Eviction research is important because it displaces low-income families, reduces future housing options, and can lead to homelessness. Eviction is largely the result of missed or nonpayment for their rent. For example, 93 percent of filings in Washington DC, 86.5 percent in Seattle, WA, and 90 percent in Cleveland, OH, are estimated due to no-payment. However, the causes of the miss or nonpayment are not well explored since many states have not formally collected these data into accessible databases, leaving the bulk of information dormant within individual case records, especially court files. Our research question asks if there are any efficient methods to explore the causes of nonpayment and even eviction? This first-of-its-kind study explores ways to categorize the reasons for nonpayment and amounts by using natural language processing to mine important information from court records.
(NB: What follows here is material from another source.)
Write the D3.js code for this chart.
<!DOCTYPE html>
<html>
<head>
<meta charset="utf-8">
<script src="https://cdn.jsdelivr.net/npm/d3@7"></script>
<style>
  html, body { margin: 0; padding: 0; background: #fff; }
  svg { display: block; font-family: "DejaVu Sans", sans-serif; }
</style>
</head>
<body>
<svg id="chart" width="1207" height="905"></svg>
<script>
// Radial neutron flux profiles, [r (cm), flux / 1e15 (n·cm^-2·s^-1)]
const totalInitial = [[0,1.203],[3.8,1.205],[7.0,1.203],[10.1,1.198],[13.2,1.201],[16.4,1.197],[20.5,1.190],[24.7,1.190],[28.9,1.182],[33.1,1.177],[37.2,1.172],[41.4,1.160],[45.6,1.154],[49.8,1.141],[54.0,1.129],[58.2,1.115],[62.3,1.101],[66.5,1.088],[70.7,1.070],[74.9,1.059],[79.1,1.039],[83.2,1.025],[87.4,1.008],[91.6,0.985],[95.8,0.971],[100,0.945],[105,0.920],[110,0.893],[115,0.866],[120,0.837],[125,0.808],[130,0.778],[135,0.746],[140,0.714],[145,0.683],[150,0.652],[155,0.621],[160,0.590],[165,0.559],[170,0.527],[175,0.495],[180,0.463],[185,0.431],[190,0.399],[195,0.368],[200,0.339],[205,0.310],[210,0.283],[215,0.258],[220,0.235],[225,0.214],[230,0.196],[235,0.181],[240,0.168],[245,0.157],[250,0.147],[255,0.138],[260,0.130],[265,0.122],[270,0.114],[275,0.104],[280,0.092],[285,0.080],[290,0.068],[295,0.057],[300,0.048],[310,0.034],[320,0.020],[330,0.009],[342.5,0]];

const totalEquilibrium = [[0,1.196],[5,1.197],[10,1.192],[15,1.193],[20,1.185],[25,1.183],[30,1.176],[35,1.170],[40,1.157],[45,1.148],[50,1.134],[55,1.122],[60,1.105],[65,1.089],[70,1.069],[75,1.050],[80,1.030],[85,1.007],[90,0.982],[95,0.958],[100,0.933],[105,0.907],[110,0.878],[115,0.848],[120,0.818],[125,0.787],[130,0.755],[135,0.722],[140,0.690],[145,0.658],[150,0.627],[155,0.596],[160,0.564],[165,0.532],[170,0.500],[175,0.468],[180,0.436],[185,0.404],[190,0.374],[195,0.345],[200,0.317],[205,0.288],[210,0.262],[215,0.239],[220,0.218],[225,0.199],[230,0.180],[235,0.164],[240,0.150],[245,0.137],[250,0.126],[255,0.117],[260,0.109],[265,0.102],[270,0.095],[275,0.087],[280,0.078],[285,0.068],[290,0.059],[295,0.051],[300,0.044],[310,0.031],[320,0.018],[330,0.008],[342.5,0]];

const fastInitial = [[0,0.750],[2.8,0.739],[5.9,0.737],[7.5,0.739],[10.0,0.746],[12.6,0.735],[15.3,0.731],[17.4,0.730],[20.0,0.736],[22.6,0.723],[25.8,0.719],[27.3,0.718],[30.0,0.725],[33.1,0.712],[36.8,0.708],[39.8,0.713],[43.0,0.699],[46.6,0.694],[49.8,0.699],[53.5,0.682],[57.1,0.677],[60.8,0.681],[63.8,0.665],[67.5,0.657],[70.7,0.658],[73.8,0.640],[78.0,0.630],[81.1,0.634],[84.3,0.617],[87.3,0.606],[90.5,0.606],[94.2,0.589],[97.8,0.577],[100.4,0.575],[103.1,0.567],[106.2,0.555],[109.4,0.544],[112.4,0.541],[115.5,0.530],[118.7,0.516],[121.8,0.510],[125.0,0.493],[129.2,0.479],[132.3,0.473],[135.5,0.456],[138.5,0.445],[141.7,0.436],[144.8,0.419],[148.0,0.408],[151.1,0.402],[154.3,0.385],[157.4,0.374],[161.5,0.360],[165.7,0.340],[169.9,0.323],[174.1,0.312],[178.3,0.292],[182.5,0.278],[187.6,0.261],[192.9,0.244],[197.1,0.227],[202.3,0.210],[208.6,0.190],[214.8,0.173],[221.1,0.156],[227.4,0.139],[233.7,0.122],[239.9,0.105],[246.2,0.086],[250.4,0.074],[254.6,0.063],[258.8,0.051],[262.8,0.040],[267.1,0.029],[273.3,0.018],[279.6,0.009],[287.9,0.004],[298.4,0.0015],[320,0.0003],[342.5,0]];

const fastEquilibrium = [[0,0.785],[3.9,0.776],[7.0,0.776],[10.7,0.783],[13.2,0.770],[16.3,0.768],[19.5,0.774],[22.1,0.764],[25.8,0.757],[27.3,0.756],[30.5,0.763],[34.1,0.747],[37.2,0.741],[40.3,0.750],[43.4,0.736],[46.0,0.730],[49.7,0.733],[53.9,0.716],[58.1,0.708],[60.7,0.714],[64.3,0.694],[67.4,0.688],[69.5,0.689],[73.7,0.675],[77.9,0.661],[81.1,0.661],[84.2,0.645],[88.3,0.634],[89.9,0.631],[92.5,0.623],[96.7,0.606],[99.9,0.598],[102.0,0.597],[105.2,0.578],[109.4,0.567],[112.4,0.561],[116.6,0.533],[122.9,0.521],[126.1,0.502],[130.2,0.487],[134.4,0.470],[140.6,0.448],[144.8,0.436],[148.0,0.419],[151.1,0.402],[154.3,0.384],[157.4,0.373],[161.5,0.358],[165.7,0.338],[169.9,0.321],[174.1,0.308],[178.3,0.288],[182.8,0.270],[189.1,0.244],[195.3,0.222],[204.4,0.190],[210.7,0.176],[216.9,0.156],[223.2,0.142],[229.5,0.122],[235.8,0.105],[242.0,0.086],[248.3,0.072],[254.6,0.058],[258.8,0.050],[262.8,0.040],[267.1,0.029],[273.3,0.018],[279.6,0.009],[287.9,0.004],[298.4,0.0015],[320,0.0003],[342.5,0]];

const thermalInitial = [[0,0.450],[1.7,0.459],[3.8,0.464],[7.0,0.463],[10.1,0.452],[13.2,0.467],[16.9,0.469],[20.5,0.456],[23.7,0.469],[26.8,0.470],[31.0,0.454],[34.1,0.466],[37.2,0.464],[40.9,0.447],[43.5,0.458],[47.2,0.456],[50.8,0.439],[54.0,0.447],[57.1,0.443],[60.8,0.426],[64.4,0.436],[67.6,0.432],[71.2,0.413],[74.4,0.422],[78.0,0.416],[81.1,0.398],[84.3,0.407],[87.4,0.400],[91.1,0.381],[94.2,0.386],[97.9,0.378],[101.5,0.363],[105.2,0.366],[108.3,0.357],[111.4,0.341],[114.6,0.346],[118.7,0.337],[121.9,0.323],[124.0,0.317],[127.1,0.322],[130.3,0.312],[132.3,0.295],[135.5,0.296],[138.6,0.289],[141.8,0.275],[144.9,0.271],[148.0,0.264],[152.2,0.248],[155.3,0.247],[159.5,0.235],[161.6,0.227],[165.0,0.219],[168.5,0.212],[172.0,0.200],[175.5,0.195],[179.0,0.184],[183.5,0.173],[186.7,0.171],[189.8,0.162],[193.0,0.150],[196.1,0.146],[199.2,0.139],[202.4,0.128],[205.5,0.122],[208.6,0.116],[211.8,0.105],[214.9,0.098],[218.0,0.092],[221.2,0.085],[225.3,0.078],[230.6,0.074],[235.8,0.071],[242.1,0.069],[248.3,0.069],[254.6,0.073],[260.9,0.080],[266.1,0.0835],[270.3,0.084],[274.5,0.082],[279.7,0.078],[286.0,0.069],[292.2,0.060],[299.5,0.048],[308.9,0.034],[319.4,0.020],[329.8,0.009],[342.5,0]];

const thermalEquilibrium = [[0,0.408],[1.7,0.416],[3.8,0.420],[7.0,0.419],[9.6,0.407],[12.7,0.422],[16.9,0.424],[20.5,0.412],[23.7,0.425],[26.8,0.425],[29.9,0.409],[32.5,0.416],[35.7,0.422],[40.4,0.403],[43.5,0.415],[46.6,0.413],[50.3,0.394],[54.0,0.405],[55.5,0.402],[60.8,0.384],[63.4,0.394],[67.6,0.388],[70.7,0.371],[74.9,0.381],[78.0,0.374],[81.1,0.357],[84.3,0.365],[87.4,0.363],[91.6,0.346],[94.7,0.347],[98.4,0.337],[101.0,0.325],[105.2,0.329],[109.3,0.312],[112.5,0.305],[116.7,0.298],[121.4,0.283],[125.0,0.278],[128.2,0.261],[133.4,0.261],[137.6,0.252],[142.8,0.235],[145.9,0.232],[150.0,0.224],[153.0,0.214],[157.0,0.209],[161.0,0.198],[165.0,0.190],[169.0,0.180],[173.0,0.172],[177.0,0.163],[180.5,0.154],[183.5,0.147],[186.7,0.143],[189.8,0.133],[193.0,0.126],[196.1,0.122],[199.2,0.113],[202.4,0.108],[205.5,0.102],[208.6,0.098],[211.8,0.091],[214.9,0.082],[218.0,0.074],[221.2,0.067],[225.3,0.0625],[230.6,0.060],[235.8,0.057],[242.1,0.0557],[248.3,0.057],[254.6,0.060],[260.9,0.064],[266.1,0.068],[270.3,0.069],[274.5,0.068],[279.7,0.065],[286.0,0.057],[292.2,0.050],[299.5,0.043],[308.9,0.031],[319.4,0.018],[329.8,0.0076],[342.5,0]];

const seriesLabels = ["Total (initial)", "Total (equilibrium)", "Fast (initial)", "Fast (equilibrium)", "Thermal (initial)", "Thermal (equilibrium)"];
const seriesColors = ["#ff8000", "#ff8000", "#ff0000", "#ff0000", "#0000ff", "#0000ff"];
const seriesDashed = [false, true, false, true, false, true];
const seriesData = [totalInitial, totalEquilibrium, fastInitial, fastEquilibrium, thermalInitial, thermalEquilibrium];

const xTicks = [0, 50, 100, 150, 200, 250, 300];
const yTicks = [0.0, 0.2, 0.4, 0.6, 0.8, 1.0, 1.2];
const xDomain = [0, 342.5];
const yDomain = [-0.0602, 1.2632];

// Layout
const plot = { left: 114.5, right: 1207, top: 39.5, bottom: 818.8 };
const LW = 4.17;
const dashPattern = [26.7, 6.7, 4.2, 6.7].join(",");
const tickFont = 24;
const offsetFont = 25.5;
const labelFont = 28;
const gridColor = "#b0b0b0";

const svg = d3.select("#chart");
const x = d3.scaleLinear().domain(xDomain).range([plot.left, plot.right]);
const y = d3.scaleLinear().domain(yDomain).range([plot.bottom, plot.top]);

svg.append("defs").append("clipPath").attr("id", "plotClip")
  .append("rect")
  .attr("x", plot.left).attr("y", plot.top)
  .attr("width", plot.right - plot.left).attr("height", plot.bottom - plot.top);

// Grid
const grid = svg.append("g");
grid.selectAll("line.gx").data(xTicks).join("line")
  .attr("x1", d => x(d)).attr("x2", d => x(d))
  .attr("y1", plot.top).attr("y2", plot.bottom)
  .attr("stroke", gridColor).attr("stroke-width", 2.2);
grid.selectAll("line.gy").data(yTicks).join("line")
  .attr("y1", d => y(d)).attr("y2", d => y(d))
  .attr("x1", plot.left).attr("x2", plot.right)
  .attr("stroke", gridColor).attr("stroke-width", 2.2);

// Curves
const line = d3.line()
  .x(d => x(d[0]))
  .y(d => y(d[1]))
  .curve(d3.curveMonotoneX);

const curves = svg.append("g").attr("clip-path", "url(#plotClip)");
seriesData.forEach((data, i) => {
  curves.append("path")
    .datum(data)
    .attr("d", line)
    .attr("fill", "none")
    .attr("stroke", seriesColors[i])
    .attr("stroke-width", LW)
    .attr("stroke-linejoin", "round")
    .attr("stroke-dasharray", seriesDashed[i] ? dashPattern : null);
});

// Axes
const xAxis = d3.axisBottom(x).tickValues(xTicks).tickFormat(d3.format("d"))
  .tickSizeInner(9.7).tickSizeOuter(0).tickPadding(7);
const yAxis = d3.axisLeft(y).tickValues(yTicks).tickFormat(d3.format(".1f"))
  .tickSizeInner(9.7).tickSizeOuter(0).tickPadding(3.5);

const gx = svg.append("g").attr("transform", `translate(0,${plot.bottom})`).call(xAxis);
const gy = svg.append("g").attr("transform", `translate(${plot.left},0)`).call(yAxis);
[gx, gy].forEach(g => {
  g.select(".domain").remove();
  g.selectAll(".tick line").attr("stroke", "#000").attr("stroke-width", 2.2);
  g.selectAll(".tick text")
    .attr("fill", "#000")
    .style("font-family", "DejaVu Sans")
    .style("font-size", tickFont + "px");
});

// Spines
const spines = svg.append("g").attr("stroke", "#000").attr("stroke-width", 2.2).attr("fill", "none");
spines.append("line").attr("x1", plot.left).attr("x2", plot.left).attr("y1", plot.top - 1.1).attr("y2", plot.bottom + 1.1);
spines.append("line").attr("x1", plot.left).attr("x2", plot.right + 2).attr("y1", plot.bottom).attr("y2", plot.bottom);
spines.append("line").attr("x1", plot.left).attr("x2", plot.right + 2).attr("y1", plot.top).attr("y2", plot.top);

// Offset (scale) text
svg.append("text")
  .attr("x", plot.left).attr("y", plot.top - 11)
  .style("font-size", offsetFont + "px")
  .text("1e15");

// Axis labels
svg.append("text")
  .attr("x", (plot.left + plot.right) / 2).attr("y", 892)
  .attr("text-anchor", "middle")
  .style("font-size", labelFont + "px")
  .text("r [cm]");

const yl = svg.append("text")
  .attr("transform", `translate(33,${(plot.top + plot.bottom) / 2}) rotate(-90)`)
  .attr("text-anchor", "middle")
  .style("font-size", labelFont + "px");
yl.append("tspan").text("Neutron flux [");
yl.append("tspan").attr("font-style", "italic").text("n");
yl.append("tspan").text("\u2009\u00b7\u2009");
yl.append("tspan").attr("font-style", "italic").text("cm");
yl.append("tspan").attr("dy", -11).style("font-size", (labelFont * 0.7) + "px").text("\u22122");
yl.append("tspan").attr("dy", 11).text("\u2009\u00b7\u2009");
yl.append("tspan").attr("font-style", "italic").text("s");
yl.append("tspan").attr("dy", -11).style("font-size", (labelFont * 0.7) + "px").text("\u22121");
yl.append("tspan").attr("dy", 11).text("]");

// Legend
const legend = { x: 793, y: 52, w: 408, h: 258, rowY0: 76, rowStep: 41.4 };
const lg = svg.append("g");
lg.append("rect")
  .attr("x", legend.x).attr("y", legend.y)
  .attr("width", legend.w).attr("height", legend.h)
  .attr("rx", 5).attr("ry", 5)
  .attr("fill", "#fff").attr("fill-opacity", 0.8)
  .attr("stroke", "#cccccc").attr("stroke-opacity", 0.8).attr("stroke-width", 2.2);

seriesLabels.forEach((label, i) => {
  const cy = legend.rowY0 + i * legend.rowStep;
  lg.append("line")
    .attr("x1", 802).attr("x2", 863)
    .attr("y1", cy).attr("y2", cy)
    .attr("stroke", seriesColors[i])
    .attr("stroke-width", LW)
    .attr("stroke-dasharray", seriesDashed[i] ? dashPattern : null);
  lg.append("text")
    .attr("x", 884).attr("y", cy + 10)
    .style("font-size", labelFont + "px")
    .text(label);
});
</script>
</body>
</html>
Methods: Our primary dataset consists of PDFs of eviction court records from Pierce County, WA in 2017 (N=3,231). A proportion of these files have defendant answers explaining the circumstances for their eviction, providing a wealth of information about employment, family structure and situations, and life events. We first digitize these either handwritten or typed responses using Optical Character Recognition(OCR) provided by the Amazon Web Service Textract function. After converting the information in PDF files into text data, we apply "sentenceBERT'', a state of art natural language processing technique to convert the text into vectors for cluster analysis and visualization. We then use Spectral Clustering to ask the machine to return a reasonable number of clusters and explore the keywords in each cluster.
Results:
18.3%(N=591) of the total cases include answer or response files, meaning that most cases do not have responses to the eviction resulting in either default judgment or a very brief hearing in front of a judge. Structural differences between files, such as which page the response is located, reduce our sample (N=453). After exploring these answers, about 25% of answers are willing to pay the rent and late fees. However, they would like to have an extension or payment plan. Around 18% of the answers expressed the challenge of their income, like job loss or changes in social benefits. Close to 15% of the answers show disputes with the landlord and decide to hold the payment in protest or seek other solutions.
Conclusions and Implications:
This is a pilot test to explore the causes of nonpayment in eviction cases. We conclude that applying these advanced NLP techniques is an effective way to explore text-heavy data and provide valuable insight behind the mechanisms of different eviction filings. This method is also easy to scale up when obtaining more case files. This can help advance research in significant ways by combining demographic estimation to understand who is facing which mechanism most, understand the spatial structure of different eviction reasons, and explore tenant/landlord relationships and causes for eviction. By understanding the causes of nonpayment, researchers in social welfare can better allocate resources to assist tenants under eviction crises and prevent potential homelessness.